**Data supplied**.

****************

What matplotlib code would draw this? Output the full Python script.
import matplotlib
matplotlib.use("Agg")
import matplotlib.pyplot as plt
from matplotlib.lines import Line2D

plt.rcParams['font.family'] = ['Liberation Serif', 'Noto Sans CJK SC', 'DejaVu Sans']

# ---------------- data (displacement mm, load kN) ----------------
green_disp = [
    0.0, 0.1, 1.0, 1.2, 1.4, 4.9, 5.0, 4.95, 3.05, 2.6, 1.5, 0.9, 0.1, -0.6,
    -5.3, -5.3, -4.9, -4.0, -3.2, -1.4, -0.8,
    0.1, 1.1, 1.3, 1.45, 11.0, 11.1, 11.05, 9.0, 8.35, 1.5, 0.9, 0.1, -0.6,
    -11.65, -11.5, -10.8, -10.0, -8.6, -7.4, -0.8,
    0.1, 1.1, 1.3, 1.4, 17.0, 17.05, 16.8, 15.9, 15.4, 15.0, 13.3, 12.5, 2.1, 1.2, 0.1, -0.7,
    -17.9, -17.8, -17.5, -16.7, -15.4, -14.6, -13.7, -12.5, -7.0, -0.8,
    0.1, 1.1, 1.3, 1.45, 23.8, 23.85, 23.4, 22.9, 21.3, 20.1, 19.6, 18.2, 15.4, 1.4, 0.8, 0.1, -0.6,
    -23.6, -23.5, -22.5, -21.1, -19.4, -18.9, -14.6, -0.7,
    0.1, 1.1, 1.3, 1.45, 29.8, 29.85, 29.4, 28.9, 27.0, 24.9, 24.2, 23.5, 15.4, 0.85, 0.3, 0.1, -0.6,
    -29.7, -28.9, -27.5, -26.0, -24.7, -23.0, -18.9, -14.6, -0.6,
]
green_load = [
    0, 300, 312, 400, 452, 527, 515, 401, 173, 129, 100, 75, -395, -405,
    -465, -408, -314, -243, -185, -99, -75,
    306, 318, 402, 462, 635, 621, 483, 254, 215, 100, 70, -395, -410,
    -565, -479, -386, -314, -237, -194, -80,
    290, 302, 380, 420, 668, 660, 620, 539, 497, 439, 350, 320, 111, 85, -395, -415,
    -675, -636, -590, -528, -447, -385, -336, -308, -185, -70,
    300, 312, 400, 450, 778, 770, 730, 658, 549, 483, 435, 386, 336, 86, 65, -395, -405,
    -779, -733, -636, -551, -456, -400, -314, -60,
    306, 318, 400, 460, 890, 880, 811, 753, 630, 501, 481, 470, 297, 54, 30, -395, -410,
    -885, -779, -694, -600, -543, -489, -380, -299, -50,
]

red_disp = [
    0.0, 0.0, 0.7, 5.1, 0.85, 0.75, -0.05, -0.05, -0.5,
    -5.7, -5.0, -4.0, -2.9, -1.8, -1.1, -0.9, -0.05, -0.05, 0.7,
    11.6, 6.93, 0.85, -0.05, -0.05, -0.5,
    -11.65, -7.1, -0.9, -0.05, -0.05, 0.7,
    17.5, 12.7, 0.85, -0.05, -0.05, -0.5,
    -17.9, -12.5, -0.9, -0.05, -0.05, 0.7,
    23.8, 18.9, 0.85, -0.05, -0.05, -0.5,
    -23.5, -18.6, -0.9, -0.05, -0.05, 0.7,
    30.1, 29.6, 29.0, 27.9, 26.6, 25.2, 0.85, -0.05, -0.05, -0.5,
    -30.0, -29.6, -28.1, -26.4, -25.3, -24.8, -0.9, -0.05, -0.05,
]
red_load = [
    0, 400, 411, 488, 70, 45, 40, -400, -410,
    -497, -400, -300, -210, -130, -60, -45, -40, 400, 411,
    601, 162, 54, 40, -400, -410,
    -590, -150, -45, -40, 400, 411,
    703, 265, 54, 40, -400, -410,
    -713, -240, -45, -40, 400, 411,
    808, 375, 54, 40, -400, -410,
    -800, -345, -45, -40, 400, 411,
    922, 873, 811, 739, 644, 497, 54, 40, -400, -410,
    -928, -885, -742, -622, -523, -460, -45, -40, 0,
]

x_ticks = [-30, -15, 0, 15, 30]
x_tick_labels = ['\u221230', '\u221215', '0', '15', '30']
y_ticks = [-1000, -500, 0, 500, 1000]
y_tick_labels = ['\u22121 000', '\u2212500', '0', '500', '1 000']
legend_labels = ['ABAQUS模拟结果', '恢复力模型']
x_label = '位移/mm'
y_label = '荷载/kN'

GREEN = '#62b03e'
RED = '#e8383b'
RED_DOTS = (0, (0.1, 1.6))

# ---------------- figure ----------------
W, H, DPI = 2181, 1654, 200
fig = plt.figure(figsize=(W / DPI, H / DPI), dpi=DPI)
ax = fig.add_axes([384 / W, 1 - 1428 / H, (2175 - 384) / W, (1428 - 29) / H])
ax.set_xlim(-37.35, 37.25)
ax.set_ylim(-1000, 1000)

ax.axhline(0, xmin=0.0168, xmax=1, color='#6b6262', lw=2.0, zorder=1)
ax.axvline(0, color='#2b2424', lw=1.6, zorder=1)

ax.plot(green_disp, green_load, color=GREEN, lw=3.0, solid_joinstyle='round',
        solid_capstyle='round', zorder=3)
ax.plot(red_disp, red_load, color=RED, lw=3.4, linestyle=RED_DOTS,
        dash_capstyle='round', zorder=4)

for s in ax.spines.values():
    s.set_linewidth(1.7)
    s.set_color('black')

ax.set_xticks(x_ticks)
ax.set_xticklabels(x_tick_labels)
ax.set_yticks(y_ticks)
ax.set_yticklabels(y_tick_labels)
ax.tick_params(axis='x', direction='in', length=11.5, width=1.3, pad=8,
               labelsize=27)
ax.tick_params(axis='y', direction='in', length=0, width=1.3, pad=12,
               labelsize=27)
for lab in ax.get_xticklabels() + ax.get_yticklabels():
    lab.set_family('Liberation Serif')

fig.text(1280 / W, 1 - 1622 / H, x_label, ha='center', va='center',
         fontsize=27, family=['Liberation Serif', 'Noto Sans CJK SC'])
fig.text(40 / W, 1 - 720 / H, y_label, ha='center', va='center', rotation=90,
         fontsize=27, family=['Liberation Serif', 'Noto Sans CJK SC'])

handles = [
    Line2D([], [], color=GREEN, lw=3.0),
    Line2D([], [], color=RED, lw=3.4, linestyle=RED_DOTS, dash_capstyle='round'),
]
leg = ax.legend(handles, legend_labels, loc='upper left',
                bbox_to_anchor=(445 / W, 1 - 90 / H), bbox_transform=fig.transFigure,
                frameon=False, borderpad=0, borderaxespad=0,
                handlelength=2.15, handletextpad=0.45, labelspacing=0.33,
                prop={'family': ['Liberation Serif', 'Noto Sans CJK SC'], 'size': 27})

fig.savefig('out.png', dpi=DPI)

****************

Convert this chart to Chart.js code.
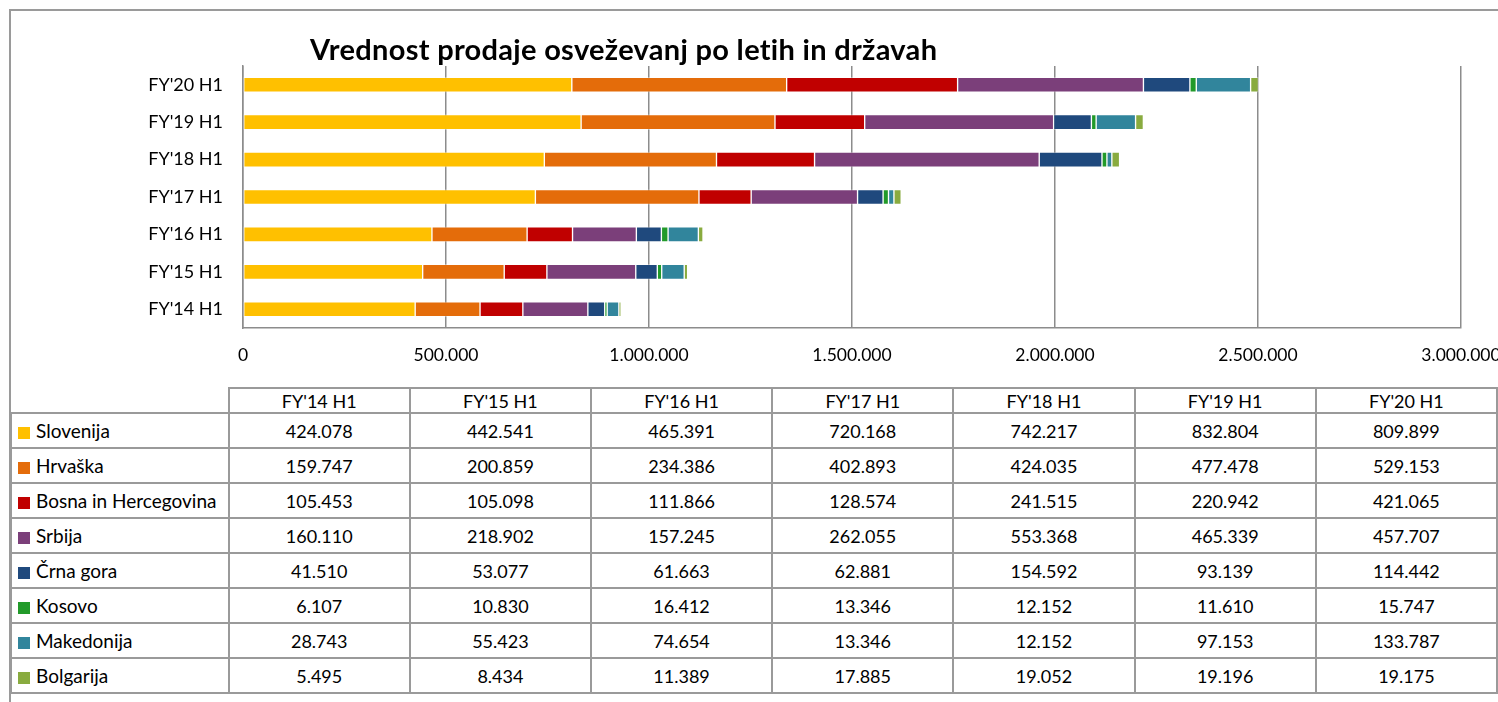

****************

**Required work**. Write out, from the lines above, only those from the line with "What matplotlib code" to the line with "plt.rcParams['font.family'] = ['Liberation", exactly as given, including the first and the last.

**Written response**.
What matplotlib code would draw this? Output the full Python script.
import matplotlib
matplotlib.use("Agg")
import matplotlib.pyplot as plt
from matplotlib.lines import Line2D

plt.rcParams['font.family'] = ['Liberation Serif', 'Noto Sans CJK SC', 'DejaVu Sans']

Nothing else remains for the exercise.